◆ **Exercise inputs**:

_ _ _ _ _ _ _

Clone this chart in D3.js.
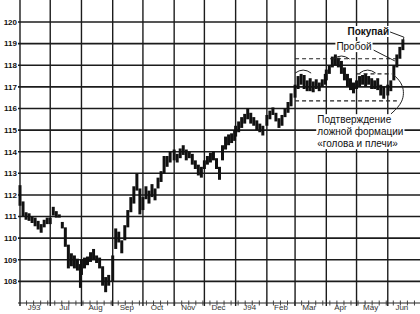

_ _ _ _ _ _ _

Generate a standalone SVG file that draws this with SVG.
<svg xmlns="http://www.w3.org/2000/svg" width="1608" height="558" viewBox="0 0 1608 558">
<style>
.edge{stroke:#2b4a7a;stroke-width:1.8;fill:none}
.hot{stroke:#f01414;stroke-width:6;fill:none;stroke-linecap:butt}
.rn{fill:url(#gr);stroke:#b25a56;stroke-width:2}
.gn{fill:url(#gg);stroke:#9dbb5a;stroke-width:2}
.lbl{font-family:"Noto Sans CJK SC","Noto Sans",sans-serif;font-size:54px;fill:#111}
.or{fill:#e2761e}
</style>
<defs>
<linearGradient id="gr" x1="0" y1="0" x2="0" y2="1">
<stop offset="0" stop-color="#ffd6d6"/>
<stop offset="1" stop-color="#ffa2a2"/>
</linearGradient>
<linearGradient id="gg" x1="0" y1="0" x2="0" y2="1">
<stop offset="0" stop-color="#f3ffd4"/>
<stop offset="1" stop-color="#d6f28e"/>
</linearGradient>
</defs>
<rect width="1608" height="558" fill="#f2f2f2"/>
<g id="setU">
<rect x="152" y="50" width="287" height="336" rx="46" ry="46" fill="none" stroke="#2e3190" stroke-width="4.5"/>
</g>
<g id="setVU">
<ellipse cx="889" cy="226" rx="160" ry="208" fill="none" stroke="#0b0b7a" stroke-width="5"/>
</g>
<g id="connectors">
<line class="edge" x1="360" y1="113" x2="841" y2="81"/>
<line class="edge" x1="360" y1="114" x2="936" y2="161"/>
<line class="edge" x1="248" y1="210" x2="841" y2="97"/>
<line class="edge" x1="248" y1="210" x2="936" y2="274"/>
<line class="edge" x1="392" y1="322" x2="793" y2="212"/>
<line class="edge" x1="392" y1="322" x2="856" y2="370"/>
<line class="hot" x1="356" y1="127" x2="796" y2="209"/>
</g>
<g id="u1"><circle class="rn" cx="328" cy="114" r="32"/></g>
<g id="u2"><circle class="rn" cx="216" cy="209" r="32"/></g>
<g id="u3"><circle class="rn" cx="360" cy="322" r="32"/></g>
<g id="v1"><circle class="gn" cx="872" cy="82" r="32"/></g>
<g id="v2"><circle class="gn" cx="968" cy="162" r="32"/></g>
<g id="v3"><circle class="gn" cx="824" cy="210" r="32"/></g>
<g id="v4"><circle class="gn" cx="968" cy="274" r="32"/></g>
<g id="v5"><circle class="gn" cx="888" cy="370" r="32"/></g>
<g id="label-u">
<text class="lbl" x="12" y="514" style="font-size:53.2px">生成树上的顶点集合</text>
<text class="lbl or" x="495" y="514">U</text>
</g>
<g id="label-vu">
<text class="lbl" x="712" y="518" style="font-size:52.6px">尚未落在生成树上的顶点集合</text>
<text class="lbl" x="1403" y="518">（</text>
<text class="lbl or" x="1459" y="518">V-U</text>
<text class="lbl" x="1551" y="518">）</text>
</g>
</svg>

_ _ _ _ _ _ _

Among the entries above, identify all lines with "this" and copy them.

Clone this chart in D3.js.
Generate a standalone SVG file that draws this with SVG.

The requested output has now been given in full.